Mechanical energy is produced when heat is carried upward by convection in the atmosphere. A process for producing a tornado-like vortex and concentrating mechanical energy where it can be captured is proposed. The existence of tornadoes proves that low intensity solar radiation can produce concentrated mechanical energy. It should be possible to control a naturally occurring process. Controlling where mechanical energy is produced in the atmosphere offers the possibility of harnessing solar energy without having to use solar collectors.

The Atmospheric Vortex Engine (AVE) is a process for capturing the energy produced when heat is carried upward by convection in the atmosphere. The process is protected by patent applications and could become a major source of electrical energy. The unit cost of electrical energy produced with an AVE could be half the cost of the next most economical alternative.

A vortex engine consists of a cylindrical wall open at the top and with tangential air entries around the base. Heating the air within the wall using a temporary heat source such as steam starts the vortex. The heat required to sustain the vortex once established can be the natural heat content of warm humid air or can be provided in cooling towers located outside of the cylindrical wall and upstream of the deflectors. The continuous heat source for the peripheral heat exchanger can be waste industrial heat or warm seawater. Restricting the flow of air upstream of the deflectors regulates the intensity of the vortex. The vortex can be stopped by restricting the airflow to deflectors with direct orientation and by opening the airflow to deflectors with reverse orientation. The electrical energy is produced in turbo-expanders located upstream of the tangential air inlets. The pressure at the base of the vortex is less than ambient pressure because of the density of the rising air is less than the density of ambient air at the same level. The outlet pressure of the turbo-expanders is sub-atmospheric because they exhaust into the vortex.

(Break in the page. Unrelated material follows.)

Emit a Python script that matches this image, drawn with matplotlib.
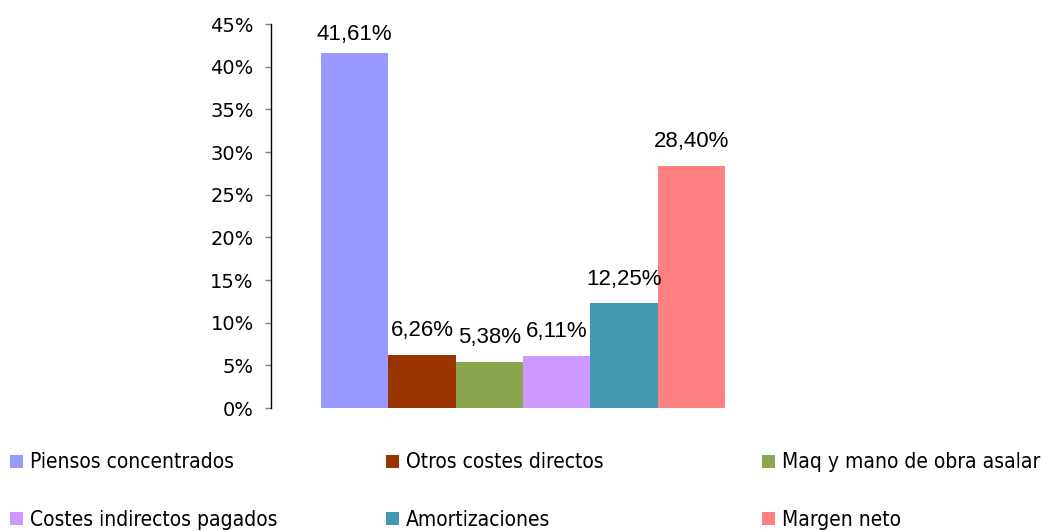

The Atmospheric Vortex Engine has the same thermodynamic basis as the solar chimney. The physical tube of the solar chimney is replaced by centrifugal force in the vortex and the atmospheric boundary layer acts as the solar collector. The AVE needs neither the collector nor the high chimney. The efficiency of the solar chimney is proportional to its height which is limited by practical considerations, but a vortex can extend much higher than a physical chimney. The cylindrical wall could have a diameter of 200 m and a height of 100 m; the vortex could be 50 m in diameter at its base and extend up to the tropopause. Each AVE could generate 50 to 500 MW of electrical power.